I am less worried about the DEA itself than I am the prospect of the DEA SOD using constructive intent to lie to judges and prosecutors, or masking a bust with local law enforcement... who has rather famously destroyed extremely expensive labs in one instance. I brought this up with a couple people in the DEA or on task forces, and aside from the whole lying to the other hand and illegal spying issue, their self assurance didn't cover city/town/county police, code enforcement, or whoever might want a shakedown (fees, civil asset forfeiture, etc.)

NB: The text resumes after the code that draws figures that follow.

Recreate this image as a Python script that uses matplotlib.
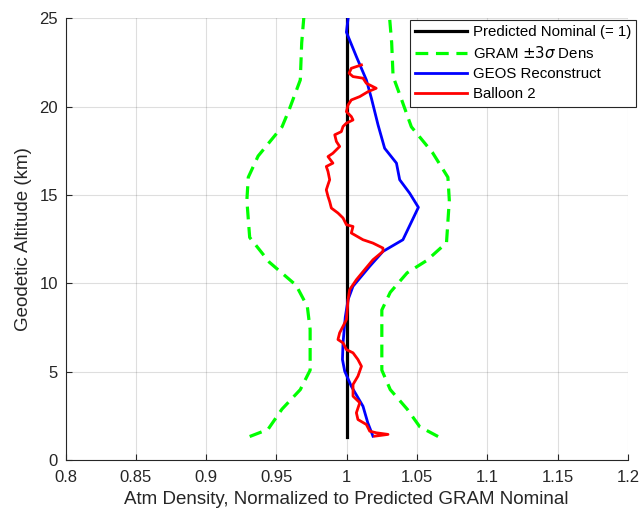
import matplotlib
matplotlib.use("Agg")
import matplotlib.pyplot as plt

# GRAM -3 sigma / +3 sigma density bounds (normalized), with altitude (km)
gram_lo_alt = [1.35, 1.75, 2.9, 4.0, 5.1, 7.4, 8.7, 9.9, 11.2, 12.6, 14.7, 16.0, 17.2, 18.85, 19.8, 21.5, 23.6, 25.5]
gram_lo = [0.931, 0.944, 0.954, 0.967, 0.974, 0.974, 0.972, 0.964, 0.945, 0.931, 0.929, 0.930, 0.937, 0.954, 0.959, 0.967, 0.968, 0.970]
gram_hi_alt = [1.35, 1.9, 2.9, 4.0, 5.1, 8.5, 9.5, 10.6, 11.3, 12.3, 14.7, 16.0, 17.4, 18.85, 20.4, 21.7, 23.6, 25.5]
gram_hi = [1.065, 1.052, 1.043, 1.031, 1.025, 1.025, 1.031, 1.043, 1.057, 1.071, 1.073, 1.072, 1.061, 1.046, 1.039, 1.033, 1.032, 1.030]

# GEOS reconstruction
geos_alt = [1.37, 2.13, 3.06, 4.19, 5.04, 5.7, 6.64, 8.1, 9.09, 9.84, 10.97, 11.81, 12.47, 14.3, 15.1, 15.86, 16.8, 17.64, 18.96, 20.46, 21.5, 22.8, 24.2, 25.3]
geos = [1.0187, 1.015, 1.0116, 1.0033, 0.9986, 0.997, 0.9974, 0.999, 1.001, 1.0045, 1.0164, 1.0258, 1.040, 1.051, 1.0448, 1.0377, 1.0354, 1.027, 1.0223, 1.0176, 1.014, 1.007, 0.9998, 1.0015]

# Balloon 2 measurement
balloon_alt = [1.37, 1.47, 1.56, 1.65, 2.03, 2.31, 2.69, 3.26, 3.63, 4.29, 4.76, 5.32, 5.7, 6.08,
               6.26, 6.64, 6.83, 7.21, 7.58, 7.96, 9.09, 9.65, 10.21, 10.78, 11.34, 11.81, 12.0,
               12.28, 12.47, 12.85, 13.22, 13.32, 13.7, 13.98, 14.26, 14.63, 14.92, 15.29, 15.58,
               15.86, 16.33, 16.61, 16.8, 17.17, 17.36, 17.74, 18.02, 18.4, 18.58, 18.87, 19.06,
               19.24, 19.43, 19.71, 20.09, 20.37, 20.56, 20.84, 21.03, 21.31, 21.6, 21.69, 21.88,
               22.16, 22.35]
balloon = [1.0199, 1.0294, 1.0211, 1.0164, 1.014, 1.008, 1.0069, 1.0093, 1.0045, 1.0045, 1.008,
           1.0105, 1.008, 1.0045, 0.9998, 0.9974, 0.9938, 0.995, 0.9974, 0.9998, 1.001, 1.0021,
           1.0069, 1.0128, 1.0187, 1.0258, 1.0258, 1.0187, 1.0116, 1.0033, 1.0045, 0.9998,
           0.9974, 0.9938, 0.9891, 0.9879, 0.9867, 0.9855, 0.9867, 0.9879, 0.9867, 0.9855,
           0.9902, 0.9867, 0.9902, 0.995, 0.9927, 0.9915, 0.9962, 0.9974, 0.9998, 1.0045,
           1.0033, 0.9998, 1.001, 1.0033, 1.0093, 1.0152, 1.021, 1.014, 1.0116, 1.0045,
           1.0017, 1.0033, 1.0105]

nominal_alt = [1.35, 25.5]
nominal = [1.0, 1.0]

x_ticks = [0.8, 0.85, 0.9, 0.95, 1.0, 1.05, 1.1, 1.15, 1.2]
x_labels = ["0.8", "0.85", "0.9", "0.95", "1", "1.05", "1.1", "1.15", "1.2"]
y_ticks = [0, 5, 10, 15, 20, 25]

plt.rcParams["font.family"] = ["Liberation Sans", "DejaVu Sans"]
axis_gray = (0.15, 0.15, 0.15)

fig = plt.figure(figsize=(6.41, 5.15), dpi=100)
ax = fig.add_axes([0.1022, 0.106, 0.8773, 0.859])

ax.plot(nominal, nominal_alt, color="black", linewidth=2.3, label="Predicted Nominal (= 1)")
ax.plot(gram_lo, gram_lo_alt, color=(0, 1, 0), linewidth=2.3, dashes=(4, 2.4),
        label=r"GRAM $\pm3\sigma$ Dens")
ax.plot(gram_hi, gram_hi_alt, color=(0, 1, 0), linewidth=2.3, dashes=(4, 2.4))
ax.plot(geos, geos_alt, color=(0, 0, 1), linewidth=2.0, label="GEOS Reconstruct")
ax.plot(balloon, balloon_alt, color=(1, 0, 0), linewidth=2.0, label="Balloon 2")

ax.set_xlim(0.8, 1.2)
ax.set_ylim(0, 25)
ax.set_xticks(x_ticks)
ax.set_xticklabels(x_labels)
ax.set_yticks(y_ticks)
ax.grid(True, color=(0.15, 0.15, 0.15), alpha=0.15, linewidth=0.8)
ax.set_axisbelow(True)
ax.tick_params(direction="in", length=4, width=0.8, colors=axis_gray, labelsize=12)
ax.tick_params(axis="x", pad=7)
ax.tick_params(axis="y", pad=5.5)
ax.spines["top"].set_visible(False)
ax.spines["right"].set_visible(False)
for side in ("left", "bottom"):
    ax.spines[side].set_color(axis_gray)
    ax.spines[side].set_linewidth(0.8)

ax.set_xlabel("Atm Density, Normalized to Predicted GRAM Nominal", fontsize=13.5,
              color=axis_gray, labelpad=4)
ax.set_ylabel("Geodetic Altitude (km)", fontsize=13.5, color=axis_gray, labelpad=5)

leg = ax.legend(loc="upper left", bbox_to_anchor=(0.612, 0.995), fontsize=10.8, frameon=True,
                fancybox=False, edgecolor=axis_gray, framealpha=1, handlelength=3.5,
                borderpad=0.35, labelspacing=0.4, handletextpad=0.35, borderaxespad=0)
leg.get_frame().set_linewidth(0.8)

fig.savefig("out.png", dpi=100)
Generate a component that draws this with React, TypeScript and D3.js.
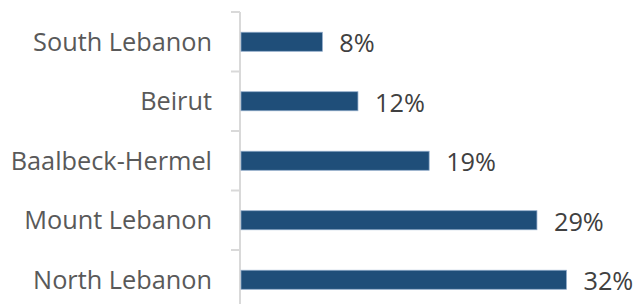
import React from "react";
import * as d3 from "d3";

const categories = ["South Lebanon", "Beirut", "Baalbeck-Hermel", "Mount Lebanon", "North Lebanon"];
const values = [8.0, 11.5, 18.5, 29.1, 32.0];
const valueLabels = ["8%", "12%", "19%", "29%", "32%"];

const W = 638;
const H = 304;
const FONT = "'Open Sans', 'Noto Sans', sans-serif";

export default function App() {
  const y = d3
    .scaleBand<string>()
    .domain(categories)
    .range([12, 12 + 5 * 59.5])
    .paddingInner(0.68)
    .paddingOuter(0.34);
  const x = d3.scaleLinear().domain([0, 35]).range([241, 241 + 35 * 10.17]);
  const step = y.step();
  const y0 = y.range()[0];
  const ticks = d3.range(categories.length + 1).map((i) => y0 + i * step);

  return (
    <svg
      width={W}
      height={H}
      style={{ position: "absolute", left: 0, top: 0, background: "#fff" }}
    >
      <line x1={240} x2={240} y1={y0} y2={H} stroke="#D9D9D9" strokeWidth={2} />
      {ticks.map((t, i) => (
        <line key={i} x1={231} x2={240} y1={t} y2={t} stroke="#D9D9D9" strokeWidth={2} />
      ))}
      {categories.map((c, i) => {
        const by = y(c)!;
        const bw = y.bandwidth();
        return (
          <g key={c}>
            <rect
              x={x(0)}
              y={by}
              width={x(values[i]) - x(0)}
              height={bw}
              fill="#1F4E79"
              stroke="#8EA9C9"
              strokeWidth={0.75}
            />
            <text
              x={212}
              y={by + bw / 2}
              dy="0.36em"
              textAnchor="end"
              fontFamily={FONT}
              fontSize={25.3}
              fill="#595959"
            >
              {c}
            </text>
            <text
              x={x(values[i]) + 17}
              y={by + bw / 2 + 1.5}
              dy="0.36em"
              textAnchor="start"
              fontFamily={FONT}
              fontSize={25.3}
              fill="#404040"
            >
              {valueLabels[i]}
            </text>
          </g>
        );
      })}
    </svg>
  );
}
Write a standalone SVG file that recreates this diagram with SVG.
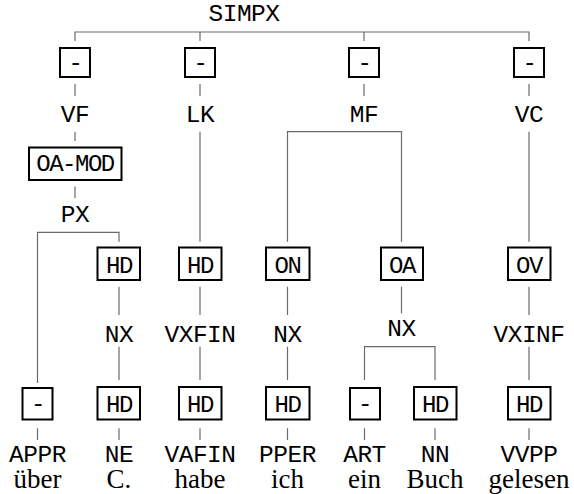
<svg xmlns="http://www.w3.org/2000/svg" width="574" height="494" viewBox="0 0 574 494">
<style>
.bg{fill:#fff}
.lbl{font-family:"Liberation Mono","DejaVu Sans Mono",monospace;font-size:24.5px;fill:#000;text-anchor:middle;letter-spacing:-0.5px}
.blbl{font-family:"Liberation Mono","DejaVu Sans Mono",monospace;font-size:24px;fill:#000;text-anchor:middle;letter-spacing:-1.5px}
.word{font-family:"Liberation Serif","DejaVu Serif",serif;font-size:27px;fill:#000;text-anchor:middle}
.box{fill:#fff;stroke:#000;stroke-width:2}
.edge{fill:none;stroke:#6a6a6a;stroke-width:1.2}
</style>
<rect class="bg" x="0" y="0" width="574" height="494"/>

<g id="connectors">
  <!-- SIMPX -->
  <path class="edge" d="M75,41 V32 H529 V41 M200,32 V41 M364,32 V41"/>
  <!-- top boxes to fields -->
  <path class="edge" d="M75,84 V96 M200,84 V96 M364,84 V96 M529,84 V96"/>
  <!-- VF -> OA-MOD -> PX -->
  <path class="edge" d="M75,132 V141 M75,186.5 V198"/>
  <!-- PX branching -->
  <path class="edge" d="M37.5,383 V232.3 H119 V241.7"/>
  <!-- LK -->
  <path class="edge" d="M200,131.7 V241.7"/>
  <!-- MF branching -->
  <path class="edge" d="M287.5,241.7 V131.7 H401.5 V241.7"/>
  <!-- VC -->
  <path class="edge" d="M529,131.7 V241.7"/>
  <!-- middle boxes to phrases -->
  <path class="edge" d="M119,286.7 V315 M200,286.7 V315 M287.5,286.7 V315 M401.5,286.7 V313.3 M529,286.7 V315"/>
  <!-- phrases to bottom boxes -->
  <path class="edge" d="M119,346.7 V380 M200,346.7 V380 M287.5,346.7 V380 M529,346.7 V380"/>
  <!-- OA NX branching -->
  <path class="edge" d="M364.5,380 V346.7 H435 V380"/>
  <!-- bottom boxes to tags -->
  <path class="edge" d="M37.5,428.3 V440 M119,428.3 V440 M200,428.3 V440 M287.5,428.3 V440 M364.5,428.3 V440 M435,428.3 V440 M529,428.3 V440"/>
</g>

<g id="n-simpx"><text class="lbl" x="244" y="21">SIMPX</text></g>

<g id="e-vf"><rect class="box" x="60" y="48" width="30" height="29"/><text class="blbl" x="75" y="70">-</text></g>
<g id="e-lk"><rect class="box" x="185" y="48" width="30" height="29"/><text class="blbl" x="200" y="70">-</text></g>
<g id="e-mf"><rect class="box" x="349" y="48" width="30" height="29"/><text class="blbl" x="364" y="70">-</text></g>
<g id="e-vc"><rect class="box" x="514" y="48" width="30" height="29"/><text class="blbl" x="529" y="70">-</text></g>

<g id="n-vf"><text class="lbl" x="75" y="121.5">VF</text></g>
<g id="n-lk"><text class="lbl" x="200" y="121.5">LK</text></g>
<g id="n-mf"><text class="lbl" x="364" y="121.5">MF</text></g>
<g id="n-vc"><text class="lbl" x="529" y="121.5">VC</text></g>

<g id="e-oamod"><rect class="box" x="29" y="147.5" width="92.5" height="32.5"/><text class="blbl" x="75" y="171">OA-MOD</text></g>
<g id="n-px"><text class="lbl" x="75" y="221.5">PX</text></g>

<g id="e-hd1"><rect class="box" x="97.5" y="247.5" width="42.5" height="32.5"/><text class="blbl" x="119" y="272.5">HD</text></g>
<g id="e-hd2"><rect class="box" x="179" y="247.5" width="42.5" height="32.5"/><text class="blbl" x="200" y="272.5">HD</text></g>
<g id="e-on"><rect class="box" x="266" y="247.5" width="43.5" height="32.5"/><text class="blbl" x="287.5" y="272.5">ON</text></g>
<g id="e-oa"><rect class="box" x="381" y="247.5" width="42" height="32.5"/><text class="blbl" x="402" y="272.5">OA</text></g>
<g id="e-ov"><rect class="box" x="508" y="247.5" width="42.5" height="32.5"/><text class="blbl" x="529" y="272.5">OV</text></g>

<g id="n-nx1"><text class="lbl" x="119" y="341.5">NX</text></g>
<g id="n-vxfin"><text class="lbl" x="200" y="341.5">VXFIN</text></g>
<g id="n-nx2"><text class="lbl" x="287.5" y="341.5">NX</text></g>
<g id="n-nx3"><text class="lbl" x="401.5" y="336">NX</text></g>
<g id="n-vxinf"><text class="lbl" x="529" y="341.5">VXINF</text></g>

<g id="e-b1"><rect class="box" x="22.5" y="388" width="30" height="31.5"/><text class="blbl" x="37.5" y="411">-</text></g>
<g id="e-b2"><rect class="box" x="97.5" y="387" width="42.5" height="32.5"/><text class="blbl" x="119" y="412">HD</text></g>
<g id="e-b3"><rect class="box" x="179" y="387" width="42.5" height="32.5"/><text class="blbl" x="200" y="412">HD</text></g>
<g id="e-b4"><rect class="box" x="266" y="387" width="43.5" height="32.5"/><text class="blbl" x="287.5" y="412">HD</text></g>
<g id="e-b5"><rect class="box" x="350" y="388" width="30" height="31.5"/><text class="blbl" x="364.5" y="411">-</text></g>
<g id="e-b6"><rect class="box" x="414" y="387" width="42.5" height="32.5"/><text class="blbl" x="435" y="412">HD</text></g>
<g id="e-b7"><rect class="box" x="508" y="387" width="42.5" height="32.5"/><text class="blbl" x="529" y="412">HD</text></g>

<g id="t1"><text class="lbl" x="37.5" y="461.5">APPR</text><text class="word" x="37.5" y="488">über</text></g>
<g id="t2"><text class="lbl" x="119" y="461.5">NE</text><text class="word" x="119" y="488">C.</text></g>
<g id="t3"><text class="lbl" x="200" y="461.5">VAFIN</text><text class="word" x="200" y="488">habe</text></g>
<g id="t4"><text class="lbl" x="287.5" y="461.5">PPER</text><text class="word" x="287.5" y="488">ich</text></g>
<g id="t5"><text class="lbl" x="364.5" y="461.5">ART</text><text class="word" x="364.5" y="488">ein</text></g>
<g id="t6"><text class="lbl" x="435" y="461.5">NN</text><text class="word" x="435" y="488">Buch</text></g>
<g id="t7"><text class="lbl" x="529" y="461.5">VVPP</text><text class="word" x="529" y="488">gelesen</text></g>
</svg>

There is incentive to abuse the system. There is financial incentive from asset forfeiture, statistical incentive for funding arguments even if not brought to trial, and potential personal incentive for other statistics. Even if one level or agency is trustworthy enough now, the risk of being in the news, gossiped about by neighbors, having to pay any kind of legal bill, taking time off work to clear up asset issues.... Why have it? And some jobs, such as those with security clearances, will require spending time on even stupid issues reporting and documenting.

Zombie - 6-2-2015 at 13:46

Exactly why I suggest CYA as your first step. (cover your arse)

[Edited on 6-2-2015 by Zombie]

hurley_dave_jump.jpg - 35kB

morganbw - 7-2-2015 at 04:04

I do not worry about the DEA (federal) but the local drug enforcement in my area is very aggressive. Lots of mom and pops busted each week.
They ignore the Mexican cartel and go for the people who do not know a damn thing about chemistry and are able to make only a few grams of dirty shit for their-selves and possibly a couple of others.
Stupid people who are trying to feed their demon, but in reality only hurt their-selves.

We need to be careful because a lot of useful organics can be tagged as a precursor for drug manufacturer.

It pisses me off a little, there is an experiment I want to do but one of the steps goes through a drug precursor. I haven't come to terms on how to do it with out placing myself in legal jeopardy.